Shhhh . . . there, there . . .it’s all right. Breathe deeply . . .now tell me: what kind of quake?They come in different flavors, and each flavor has its own distinct characteristics.
The kind that gives seismologists and emergency planners nightmares is the subduction quake. In our region, they release their energy directly toward the coast, causing both subsiding shorelines and tsunami-scale tidal waves. On New Year’s Day 1700, geographers tell us, the entire coastline from northern California to Vancouver Island was inundated (See map: we’re talking about the entire area behind the spiky black line from Eureka, California to the Port Hardy at the northwest tip of Vancouver Island: 700 miles as the crow flies, more than a thousand if you follow the coast.

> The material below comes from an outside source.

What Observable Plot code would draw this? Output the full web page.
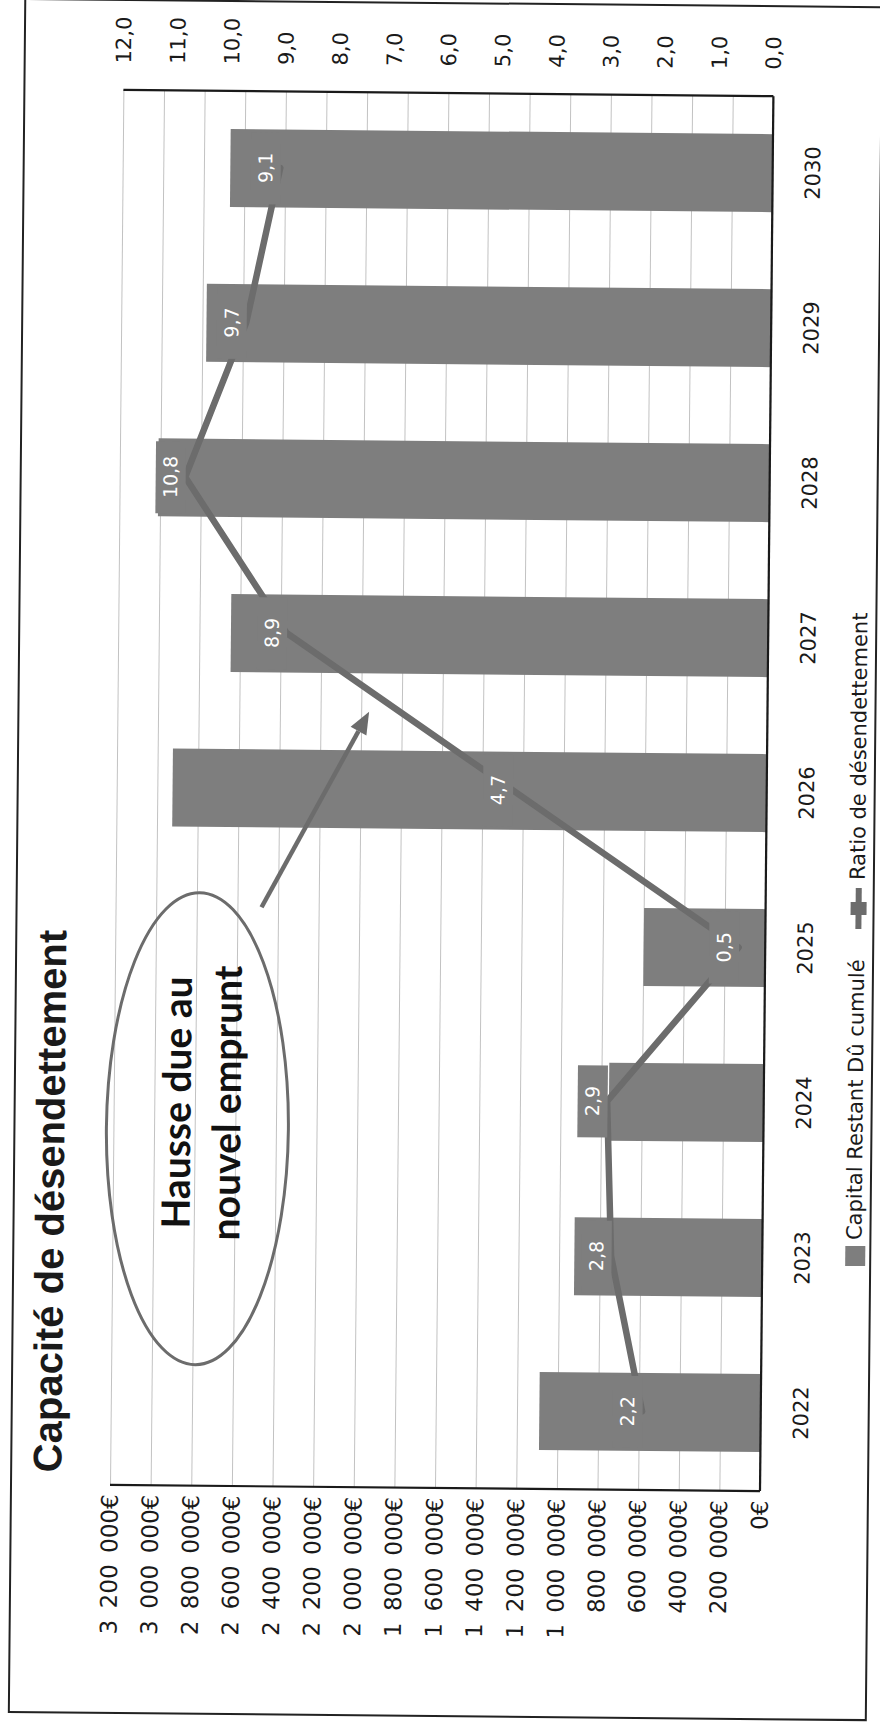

Geologists have found evidence of such cataclysms (flood deposits deep inland, drowned and buried forests, etc.) occuring on the average every 500 years, but at such vastly different intervals as offers no confidence at all about when we’ll see the next.
No comfort there; but there’s no reason to get excited any time a big offshore quake rattles the teacups in Salem and Portland, as one did this morning at 8am local time. The reason for calm? The very great majority of offshore quakes in our region occur through a totally different and strictly localized mechanism.
Strike-slip events happen when two thin slabs (thin here being 5 to 20 miles thick) slide past one another under the stress of grander rearrangements of the earth’s crust. The vibrations from the grinding spread out laterally through in all directions, with comparatively little transmitted to the water-column above them.
Since energy in an elastic solid diffuses as the inverse square of the . . let’s just say that if Point B is twice as far from the original shock at Point A, the energy is only a quarter as powerful, and at Point C three times as far away only a ninth as great, etc.
In the great subduction quake of 1700, all the energy was directed straight at the coastline, with a mighty breaking wave church-tower tall falling on a beach suddenly meters lower than it had been minutes earlier.
It will happen again, and bloody hell when it does. But don’t lose much sleep about what’s shaking underwater in these parts. Save your nightmares for the next jolt on the Seattle Fault, where a vertical slip left a beach on the south end of Bainbridge Island hanging 20 feet above the waterline, and hundreds of acres of Mercer Island forest vanished beneath the waters of Lake Washington. (It’s still there, still standing.)